• [AIM]: Show all lines of the listing that hold the word "this".

• [EXCERPTED DATA]:
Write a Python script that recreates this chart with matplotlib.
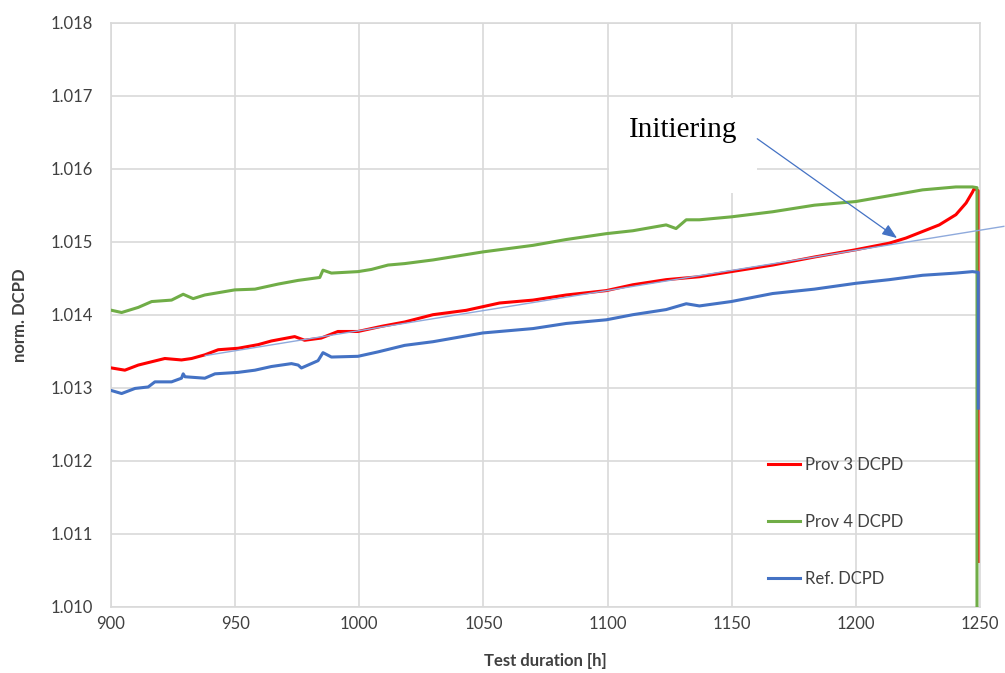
import matplotlib
matplotlib.use("Agg")
import matplotlib.pyplot as plt
from matplotlib.patches import Rectangle

# ---- data ----
green_t = [900.3, 904.3, 911, 916.4, 924.4, 929.1, 933.1, 937.8, 949.9, 958, 967.4, 975.4, 984.1, 985.4,
           988.8, 999.5, 1004.9, 1011.6, 1018.3, 1029.7, 1049.8, 1070, 1083.4, 1099.5, 1110.2, 1123.6,
           1127.6, 1131.7, 1137, 1149.8, 1166.5, 1183.3, 1200, 1213.5, 1226.9, 1240.3, 1247, 1248.8, 1248.8]
green_v = [1.01406, 1.01403, 1.01410, 1.01418, 1.01420, 1.01428, 1.01422, 1.01427, 1.01434, 1.01435,
           1.01442, 1.01447, 1.01451, 1.01461, 1.01457, 1.01459, 1.01462, 1.01468, 1.01470, 1.01475,
           1.01486, 1.01495, 1.01503, 1.01511, 1.01515, 1.01523, 1.01518, 1.01530, 1.01530, 1.01534,
           1.01541, 1.01550, 1.01555, 1.01563, 1.01571, 1.01575, 1.01575, 1.01574, 1.0095]

red_t = [900.3, 905.6, 911, 921.7, 928.4, 932.5, 937.8, 943.2, 951.2, 959.3, 964.6, 974, 978, 984.7,
         991.4, 999.5, 1008.9, 1018.3, 1029.7, 1043.1, 1056.5, 1070, 1083.4, 1099.5, 1110.2, 1123.6,
         1137, 1149.8, 1166.5, 1183.3, 1200, 1213.5, 1220.2, 1226.9, 1233.6, 1240.3, 1244.4, 1247,
         1247.7, 1249.2, 1249.2]
red_v = [1.01327, 1.01324, 1.01331, 1.01340, 1.01338, 1.01340, 1.01345, 1.01352, 1.01354, 1.01359,
         1.01364, 1.01370, 1.01365, 1.01368, 1.01377, 1.01377, 1.01384, 1.01390, 1.01400, 1.01406,
         1.01416, 1.01420, 1.01427, 1.01433, 1.01441, 1.01448, 1.01452, 1.01459, 1.01468, 1.01479,
         1.01489, 1.01498, 1.01505, 1.01514, 1.01523, 1.01537, 1.01553, 1.01568, 1.01573, 1.0157,
         1.01062]

blue_t = [900.3, 904.3, 909.7, 915, 917.7, 924.4, 928.4, 929.1, 929.8, 937.8, 941.9, 951.2, 958, 964.6,
          972.7, 975.4, 976.7, 983.4, 985.4, 988.8, 999.5, 1007.5, 1018.3, 1029.7, 1049.8, 1070, 1083.4,
          1099.5, 1110.2, 1123.6, 1131.7, 1137, 1149.8, 1166.5, 1183.3, 1200, 1213.5, 1226.9, 1240.3,
          1247, 1249.3, 1249.3]
blue_v = [1.01296, 1.01292, 1.01299, 1.01301, 1.01308, 1.01308, 1.01313, 1.01319, 1.01315, 1.01313,
          1.01319, 1.01321, 1.01324, 1.01329, 1.01333, 1.01331, 1.01327, 1.01337, 1.01348, 1.01342,
          1.01343, 1.01349, 1.01358, 1.01363, 1.01375, 1.01381, 1.01388, 1.01393, 1.01400, 1.01407,
          1.01415, 1.01412, 1.01418, 1.01429, 1.01435, 1.01443, 1.01448, 1.01454, 1.01457, 1.01459,
          1.01458, 1.01272]

trend_t = [938, 1259.6]
trend_v = [1.01344, 1.01521]

labels = ["Prov 3 DCPD", "Prov 4 DCPD", "Ref. DCPD"]
x_ticks = [900, 950, 1000, 1050, 1100, 1150, 1200, 1250]
y_ticks = [1.010, 1.011, 1.012, 1.013, 1.014, 1.015, 1.016, 1.017, 1.018]

annot_text = "Initiering"
annot_text_xy = (1108.8, 1.016434)
annot_arrow_start = (1160.3, 1.01641)
annot_arrow_tip = (1216.6, 1.01505)

# ---- figure ----
plt.rcParams['font.family'] = ['Lato', 'DejaVu Sans']
fig = plt.figure(figsize=(10.05, 6.73), dpi=100)
ax = fig.add_axes([0.1104, 0.0985, 0.8647, 0.8678])

ax.plot(red_t, red_v, color="#FF0000", lw=2.2, label=labels[0], zorder=3)
ax.plot(green_t, green_v, color="#70AD47", lw=2.2, label=labels[1], zorder=4)
ax.plot(blue_t, blue_v, color="#4472C4", lw=2.2, label=labels[2], zorder=5)

# linear trend line (annotation, extends past plot edge)
ax.plot(trend_t, trend_v, color="#8FAADC", lw=1.0, zorder=6, clip_on=False)

ax.set_xlim(900, 1250)
ax.set_ylim(1.010, 1.018)
ax.set_xticks(x_ticks)
ax.set_yticks(y_ticks)
ax.set_yticklabels([f"{v:.3f}" for v in y_ticks])
ax.tick_params(axis='both', length=0, labelsize=12, colors="#404040")
ax.tick_params(axis='y', pad=13)
ax.tick_params(axis='x', pad=7)
ax.grid(True, color="#D9D9D9", lw=1.2, zorder=0)
ax.set_axisbelow(True)
for s in ax.spines.values():
    s.set_color("#D9D9D9")
    s.set_linewidth(1.2)

ax.set_xlabel("Test duration [h]", fontsize=12, fontweight='bold', color="#404040", labelpad=15)
ax.set_ylabel("norm. DCPD", fontsize=12, fontweight='bold', color="#404040", labelpad=16)

# white text box behind annotation
ax.add_patch(Rectangle((1100.7, 1.015667), 1160.3 - 1100.7, 1.01697 - 1.015667,
                       facecolor='white', edgecolor='none', zorder=1.5))
ax.text(annot_text_xy[0], annot_text_xy[1], annot_text, fontsize=21,
        family=['Liberation Serif', 'DejaVu Serif'], va='baseline', ha='left', zorder=7)
ax.annotate("", xy=annot_arrow_tip, xytext=annot_arrow_start,
            arrowprops=dict(arrowstyle="-|>,head_length=0.9,head_width=0.35",
                            color="#4472C4", lw=0.9, shrinkA=0, shrinkB=0),
            zorder=7)

leg = ax.legend(loc='center left', bbox_to_anchor=(0.739, 0.145), frameon=False,
                fontsize=12, handlelength=1.9, handletextpad=0.3, labelspacing=2.45)
for t in leg.get_texts():
    t.set_color("#404040")

fig.savefig("out.png", dpi=100)
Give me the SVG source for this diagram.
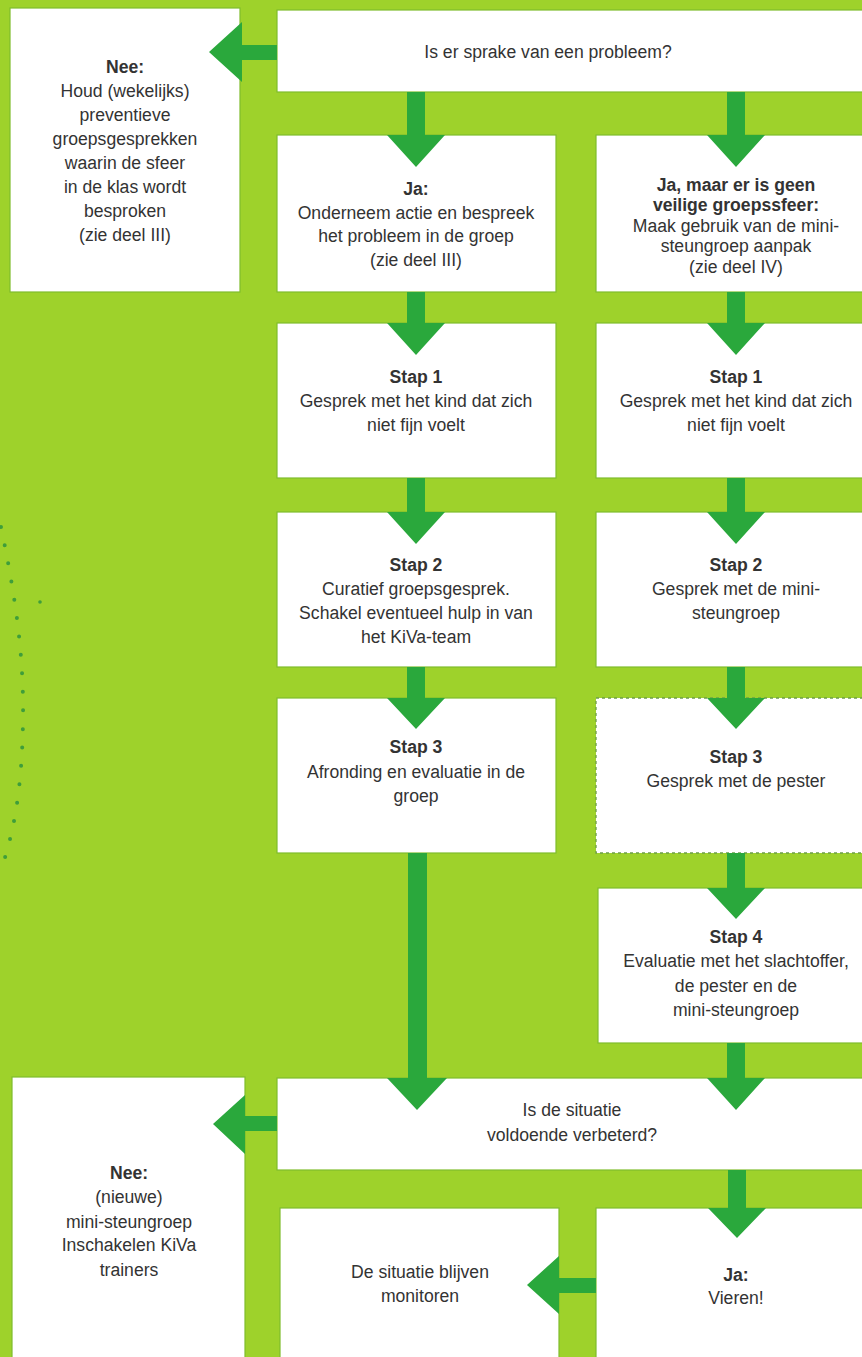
<svg xmlns="http://www.w3.org/2000/svg" width="862" height="1357" viewBox="0 0 862 1357">
<style>
.bg{fill:#9ed22b}
.box{fill:#ffffff;stroke:#7fbd2c;stroke-width:1.2}
.dash{fill:#ffffff;stroke:#6e9e48;stroke-width:1.3;stroke-dasharray:3 3}
.arr{fill:#2aa83c}
.t{font-family:"Liberation Sans",Arial,sans-serif;font-size:17.6px;fill:#333333;text-anchor:middle}
.b{font-weight:bold}
.dots{fill:none;stroke:#3f9e3a;stroke-width:4;stroke-linecap:round;stroke-dasharray:0 18.5}
</style>
<rect class="bg" x="0" y="0" width="862" height="1357"/>
<path class="dots" d="M1,527 C14,590 24,650 23,720 C22,790 14,830 2,867"/>
<circle cx="40" cy="602" r="1.8" fill="#3f9e3a"/>

<g id="n-question">
<rect class="box" x="277" y="10" width="600" height="82"/>
<text class="t" x="548" y="58">Is er sprake van een probleem?</text>
</g>
<g id="n-nee-top">
<rect class="box" x="10" y="8" width="230" height="284"/>
<text class="t" x="125" y="73"><tspan class="b">Nee:</tspan><tspan x="125" dy="24">Houd (wekelijks)</tspan><tspan x="125" dy="24">preventieve</tspan><tspan x="125" dy="24">groepsgesprekken</tspan><tspan x="125" dy="24">waarin de sfeer</tspan><tspan x="125" dy="24">in de klas wordt</tspan><tspan x="125" dy="24">besproken</tspan><tspan x="125" dy="24">(zie deel III)</tspan></text>
</g>
<g id="n-ja">
<rect class="box" x="277" y="135" width="279" height="157"/>
<text class="t" x="416" y="195"><tspan class="b">Ja:</tspan><tspan x="416" dy="23.5">Onderneem actie en bespreek</tspan><tspan x="416" dy="23.5">het probleem in de groep</tspan><tspan x="416" dy="23.5">(zie deel III)</tspan></text>
</g>
<g id="n-ja-maar">
<rect class="box" x="596" y="135" width="280" height="157"/>
<text class="t" x="736" y="191"><tspan class="b">Ja, maar er is geen</tspan><tspan class="b" x="736" dy="20">veilige groepssfeer:</tspan><tspan x="736" dy="20.5">Maak gebruik van de mini-</tspan><tspan x="736" dy="20.5">steungroep aanpak</tspan><tspan x="736" dy="20.5">(zie deel IV)</tspan></text>
</g>
<g id="n-stap1-l">
<rect class="box" x="277" y="323" width="279" height="155"/>
<text class="t" x="416" y="383"><tspan class="b">Stap 1</tspan><tspan x="416" dy="24">Gesprek met het kind dat zich</tspan><tspan x="416" dy="24">niet fijn voelt</tspan></text>
</g>
<g id="n-stap1-r">
<rect class="box" x="596" y="323" width="280" height="155"/>
<text class="t" x="736" y="383"><tspan class="b">Stap 1</tspan><tspan x="736" dy="24">Gesprek met het kind dat zich</tspan><tspan x="736" dy="24">niet fijn voelt</tspan></text>
</g>
<g id="n-stap2-l">
<rect class="box" x="277" y="512" width="279" height="155"/>
<text class="t" x="416" y="571"><tspan class="b">Stap 2</tspan><tspan x="416" dy="24">Curatief groepsgesprek.</tspan><tspan x="416" dy="24">Schakel eventueel hulp in van</tspan><tspan x="416" dy="24">het KiVa-team</tspan></text>
</g>
<g id="n-stap2-r">
<rect class="box" x="596" y="512" width="280" height="155"/>
<text class="t" x="736" y="571"><tspan class="b">Stap 2</tspan><tspan x="736" dy="24">Gesprek met de mini-</tspan><tspan x="736" dy="24">steungroep</tspan></text>
</g>
<g id="n-stap3-l">
<rect class="box" x="277" y="698" width="279" height="155"/>
<text class="t" x="416" y="753"><tspan class="b">Stap 3</tspan><tspan x="416" dy="24.5">Afronding en evaluatie in de</tspan><tspan x="416" dy="24.5">groep</tspan></text>
</g>
<g id="n-stap3-r">
<rect class="dash" x="596" y="698" width="280" height="155"/>
<text class="t" x="736" y="763"><tspan class="b">Stap 3</tspan><tspan x="736" dy="23.5">Gesprek met de pester</tspan></text>
</g>
<g id="n-stap4">
<rect class="box" x="598" y="888" width="278" height="155"/>
<text class="t" x="736" y="943"><tspan class="b">Stap 4</tspan><tspan x="736" dy="24">Evaluatie met het slachtoffer,</tspan><tspan x="736" dy="24.5">de pester en de</tspan><tspan x="736" dy="24.5">mini-steungroep</tspan></text>
</g>
<g id="n-verbeterd">
<rect class="box" x="277" y="1078" width="600" height="92"/>
<text class="t" x="572" y="1116"><tspan>Is de situatie</tspan><tspan x="572" dy="25">voldoende verbeterd?</tspan></text>
</g>
<g id="n-nee-bottom">
<rect class="box" x="12" y="1077" width="233" height="300"/>
<text class="t" x="129" y="1179"><tspan class="b">Nee:</tspan><tspan x="129" dy="24">(nieuwe)</tspan><tspan x="129" dy="24.5">mini-steungroep</tspan><tspan x="129" dy="23.5">Inschakelen KiVa</tspan><tspan x="129" dy="24.5">trainers</tspan></text>
</g>
<g id="n-monitoren">
<rect class="box" x="280" y="1208" width="279" height="170"/>
<text class="t" x="420" y="1278"><tspan>De situatie blijven</tspan><tspan x="420" dy="24">monitoren</tspan></text>
</g>
<g id="n-vieren">
<rect class="box" x="596" y="1208" width="280" height="170"/>
<text class="t" x="736" y="1281"><tspan class="b">Ja:</tspan><tspan x="736" dy="23">Vieren!</tspan></text>
</g>

<g id="connectors">
<path class="arr" d="M407,92 H425 V135 H445 L416,167 L387,135 H407 Z"/>
<path class="arr" d="M407,292 H425 V323 H445 L416,355 L387,323 H407 Z"/>
<path class="arr" d="M407,478 H425 V512 H445 L416,544 L387,512 H407 Z"/>
<path class="arr" d="M407,667 H425 V698 H445 L416,729 L387,698 H407 Z"/>
<path class="arr" d="M408,853 H427 V1078 H447 L417,1110 L387,1078 H408 Z"/>
<path class="arr" d="M727,92 H745 V135 H765 L736,167 L707,135 H727 Z"/>
<path class="arr" d="M727,292 H745 V323 H765 L736,355 L707,323 H727 Z"/>
<path class="arr" d="M727,478 H745 V512 H765 L736,544 L707,512 H727 Z"/>
<path class="arr" d="M727,667 H745 V698 H765 L736,729 L707,698 H727 Z"/>
<path class="arr" d="M727,853 H745 V888 H765 L736,919 L707,888 H727 Z"/>
<path class="arr" d="M727,1043 H745 V1078 H765 L736,1110 L707,1078 H727 Z"/>
<path class="arr" d="M728,1170 H746 V1208 H766 L737,1238 L708,1208 H728 Z"/>
<path class="arr" d="M277,45 V60 H242 V82 L209,52 L242,22 V45 Z"/>
<path class="arr" d="M277,1116 V1131 H245 V1154 L213,1124 L245,1095 V1116 Z"/>
<path class="arr" d="M596,1278 V1293 H559 V1314 L527,1285 L559,1256 V1278 Z"/>
</g>
</svg>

• [SOLVED PROBLEM]:
Write a Python script that recreates this chart with matplotlib.
Give me the SVG source for this diagram.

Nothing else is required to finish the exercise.